The scatter plot below shows two features for 569 preparations of cells from the Wisconsin Breast Cancer Data at the UCI machine learning repository.

We could attempt to fit a multivariate Gaussian to the blue points (normal cells), another to the red points (malignant cells), to fit a simple classifier. However, the points are clearly not from a Gaussian distribution. The features are always positive, and Gaussian models would put probability mass on negative values. Whenever I have positive data, I consider taking its logarithm. As often happens, taking logs gives a scatter plot that is easier to read, and has more-plausibly Gaussian-shaped clouds:

Hopefully if we looked at more features these clouds could be separated rather more than they are here.

Warning: you would need to think hard about the application and how the data were sampled before possibly trusting a classifier in an application that matters. Medical applications are obviously particularly sensitive. One obvious flaw with fitting a classifier as outlined above is that half of patients do not have cancer. This classifier would give quite high probabilities of cancer to every test example, which would be impractical to act on and could cause needless worry. More subtle problems could depend on exactly how the patients in the training set were selected within each class, and whether that will be reflected at test time.

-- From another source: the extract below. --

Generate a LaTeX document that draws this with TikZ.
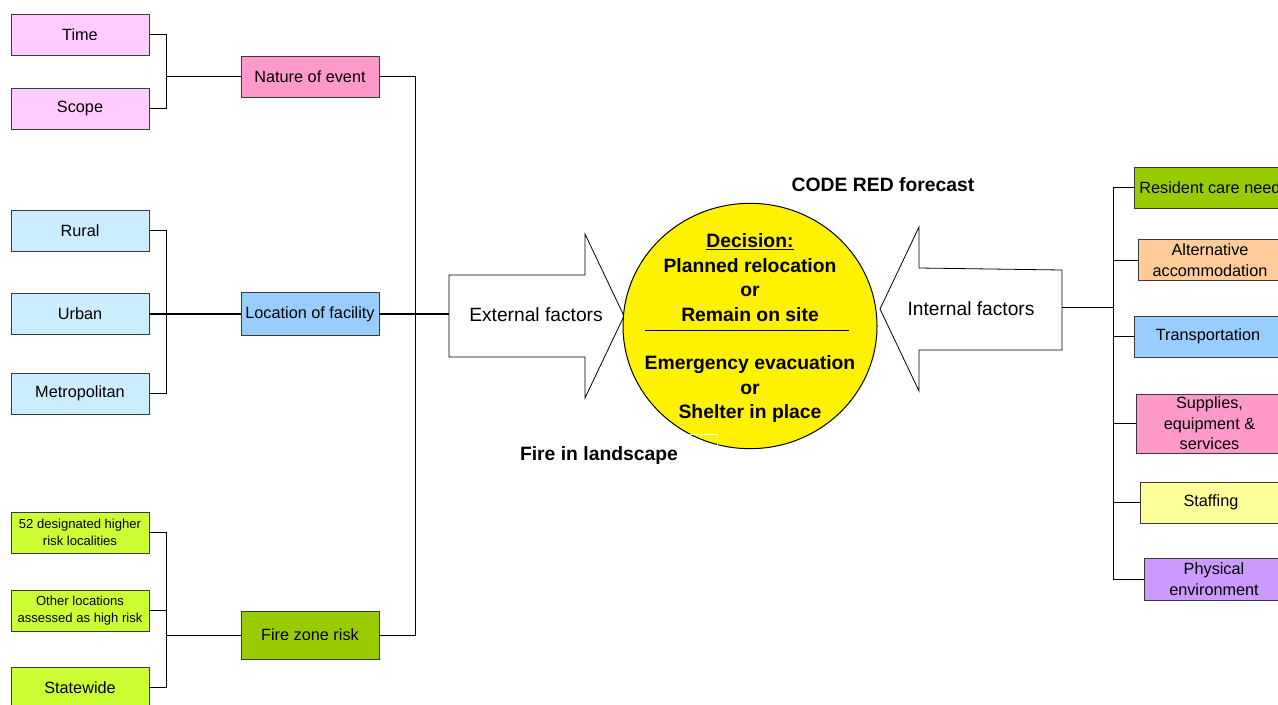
\documentclass[tikz,border=0pt]{standalone}
\usepackage{fontspec}
\setmainfont{Liberation Sans}
\usetikzlibrary{shapes.geometric}
\definecolor{lpink}{HTML}{FFCCFF}
\definecolor{mpink}{HTML}{FF99CC}
\definecolor{lblue}{HTML}{CCECFF}
\definecolor{mblue}{HTML}{99CCFF}
\definecolor{lgreen}{HTML}{CCFF33}
\definecolor{dgreen}{HTML}{99CC00}
\definecolor{lorange}{HTML}{FFCC99}
\definecolor{lyellow}{HTML}{FFFF99}
\definecolor{lviolet}{HTML}{CC99FF}
\definecolor{bord}{HTML}{3A3A3A}
\begin{document}
\begin{tikzpicture}[x=0.75pt,y=-0.75pt,
  fbox/.style={draw=bord,line width=0.7pt,inner sep=0pt,minimum width=103.5pt,minimum height=30.75pt,align=center,font=\fontsize{12.2}{15.5}\selectfont},
  smallt/.style={font=\fontsize{9.8}{12.8}\selectfont},
  conn/.style={draw=black,line width=0.7pt},
  bigt/.style={font=\fontsize{14.5}{18.4}\selectfont\bfseries,align=center,inner sep=0pt},
  arr/.style={draw=black,line width=0.6pt,fill=white}]
\useasboundingbox (0,0) rectangle (1278,704);
\clip (0,0) rectangle (1278,704);
\fill[white] (0,0) rectangle (1278,704);

% left column
\node[fbox,fill=lpink] (time) at (80,34.5) {Time};
\node[fbox,fill=lpink] (scope) at (80,108.5) {Scope};
\node[fbox,fill=lblue] (rural) at (80,230.5) {Rural};
\node[fbox,fill=lblue] (urban) at (80,314) {Urban};
\node[fbox,fill=lblue] (metro) at (80,393.5) {Metropolitan};
\node[fbox,fill=lgreen,smallt] (desig) at (80,532.5) {52 designated higher\\risk localities};
\node[fbox,fill=lgreen,smallt] (other) at (80,610.5) {Other locations\\assessed as high risk};
\node[fbox,fill=lgreen,minimum height=30.75pt] (state) at (80,687.5) {Statewide};

% middle column
\node[fbox,fill=mpink] (nature) at (310,76.5) {Nature of event};
\node[fbox,fill=mblue,minimum height=32.25pt] (location) at (310,314) {Location of facility};
\node[fbox,fill=dgreen,minimum height=36pt] (fire) at (310,635) {Fire zone risk};

% left brackets
\coordinate (jA) at (166,76.5);
\coordinate (jB) at (166,314);
\coordinate (jC) at (166,635);
\draw[conn] (time.east) -| (jA);
\draw[conn] (scope.east) -| (jA);
\draw[conn] (jA) -- (nature.west);
\draw[conn] (rural.east) -| (jB);
\draw[conn] (metro.east) -| (jB);
\draw[conn,line width=1.1pt] (urban.east) -- (jB);
\draw[conn,line width=1.1pt] (jB) -- (location.west);
\draw[conn] (desig.east) -| (jC);
\draw[conn] (other.east) -| (jC);
\draw[conn] (state.east) -| (jC);
\draw[conn] (jC) -- (fire.west);

% middle bracket
\coordinate (jM) at (415,314);
\coordinate (extTail) at (449,314);
\draw[conn] (nature.east) -| (jM);
\draw[conn] (fire.east) -| (jM);
\draw[conn,line width=1.1pt] (location.east) -- (extTail);

% external arrow
\draw[arr] (449,275) -- (585,275) -- (585,234) -- (624,316) -- (585,398) -- (585,357) -- (449,357) -- cycle;
\node[font=\fontsize{14.4}{17}\selectfont,inner sep=0pt] (ext) at (536,315) {External factors};

% internal arrow
\draw[arr] (1062,270) -- (919,268) -- (919,227) -- (880,309) -- (919,391) -- (919,350) -- (1062,350) -- cycle;
\node[font=\fontsize{14.4}{17}\selectfont,inner sep=0pt] (int) at (971,309) {Internal factors};
\coordinate (intTail) at (1062,307);

% decision circle
\node[draw=black,line width=0.75pt,fill=yellow,ellipse,minimum width=190.5pt,minimum height=184pt,inner sep=0pt] (circ) at (750,326) {};
\node[bigt] (dec1) at (750,277.5) {\underline{Decision:}\\Planned relocation\\or\\Remain on site};
\node[bigt] (dec2) at (750,389) {Emergency evacuation\\or\\Shelter in place};
\coordinate (sepL) at (645,330);
\coordinate (sepR) at (849,330);
\draw[line width=0.75pt] (sepL) -- (sepR);
\draw[white,line width=0.75pt] (690,434) -- (717,434) -- (717,448);

\node[bigt] (codered) at (883,185) {CODE RED forecast};
\node[bigt] (fireland) at (599,455) {Fire in landscape};

% right column
\node[fbox,fill=dgreen,minimum width=120pt] (resident) at (1214,187.5) {Resident care needs};
\node[fbox,fill=lorange,minimum width=108pt] (alt) at (1210,260) {Alternative\\accommodation};
\node[fbox,fill=mblue,minimum width=111pt] (trans) at (1208,336.5) {Transportation};
\node[fbox,fill=mpink,minimum width=109pt,minimum height=44.25pt] (supp) at (1209.5,423.5) {Supplies,\\equipment \&\\services};
\node[fbox,fill=lyellow,minimum width=106.5pt] (staff) at (1211,502.5) {Staffing};
\node[fbox,fill=lviolet,minimum width=105pt,minimum height=31.5pt] (phys) at (1214,579) {Physical\\environment};

\coordinate (jR) at (1113,307);
\draw[conn] (intTail) -- (jR);
\draw[conn] (resident.west) -| (jR);
\draw[conn] (alt.west) -| (jR);
\draw[conn] (trans.west) -| (jR);
\draw[conn] (supp.west) -| (jR);
\draw[conn] (staff.west) -| (jR);
\draw[conn] (phys.west) -| (jR);
\end{tikzpicture}
\end{document}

## “Bayes classifiers” and “Naive Bayes”

The Gaussian classifier above is an example of what is often called a “Bayes Classifier”. A model is built for each class and then Bayes’ rule is used at test time to form a distribution over classes.

For discrete features, we could fit a discrete probability distribution for each class, instead of the Gaussians. There isn’t a correlated, multivariate distribution of discrete features that’s as easy to deal with as the Gaussian. Instead it’s common to fit a model that assumes the features are independent. For binary features, $$x_d\!\in\!\{0,1\}$$ that could be written: $P(\bx\g y\te k, \theta) = \prod_d P(x_d\g y\te k,\theta) = \prod_d {\theta_{d,k}}^{x_d}(1-\theta_{d,k})^{1-x_d},$ where $$\theta_{d,k}$$ gives the probability that $$x_d\te1$$ given its class is $$k$$. The assumption that the features are independent given the class is known as the Naive Bayes assumption. Not all Bayes Classifiers are “Naive”! How would we restrict the Gaussian classifier above to make it a Naive Bayes Classifier?

Warning about a common confusion: Later in the course we will cover “Bayesian methods”. These use Bayes’ rule to express beliefs about the parameters of a model given some training data. For example, we don’t really know the distribution of the features of malignant cells exactly, we just have an estimate from a finite data set. Bayesian methods, keep track of the uncertainty we have in our model throughout the analysis. Therefore—confusingly—the “Bayes classifiers” described in this document, are not “Bayesian methods” in the sense that is normally meant!

This document covered a couple of approaches to classification: least squares linear regression, and Bayes classifiers. However, just as important in practice, if not more so, are the pre-processing methods: one-hot/one-of-$$K$$ encoding and log-transformations.

I’m not going to spend a long time on Bayes classifiers in this course. They are a basic work-horse of practical machine learning. Naive Bayes in particular occurs in several Edinburgh undergraduate courses, and probably undergraduate courses in many other Universities too. I also didn’t feel that working through many exercises would be particularly helpful for the remainder of this course. However, if you haven’t seen Naive Bayes before, I suggest you read more about it. It’s a good baseline to try, and very easy to run on enormous datasets. However, you should know that the probabilities reported by Naive Bayes classifiers are usually extremely overconfident (caused by its strong and wrong independence assumptions).

2. In this setting, the estimate above is probably fine: $$N$$ is large, and hopefully we have a lot of examples from each class. In other settings, probabilities estimated from counts are often forced away from zero or one with fictitious ‘counts’ $$\alpha$$: $P(y\te k) = \pi_k \approx \frac{\alpha + \sum_n I(y^{(n)} = k)}{N + K\alpha},$ where $$K$$ is the number of classes, and $$\alpha$$ could be one, but needn’t be an integer, and is often set smaller than one.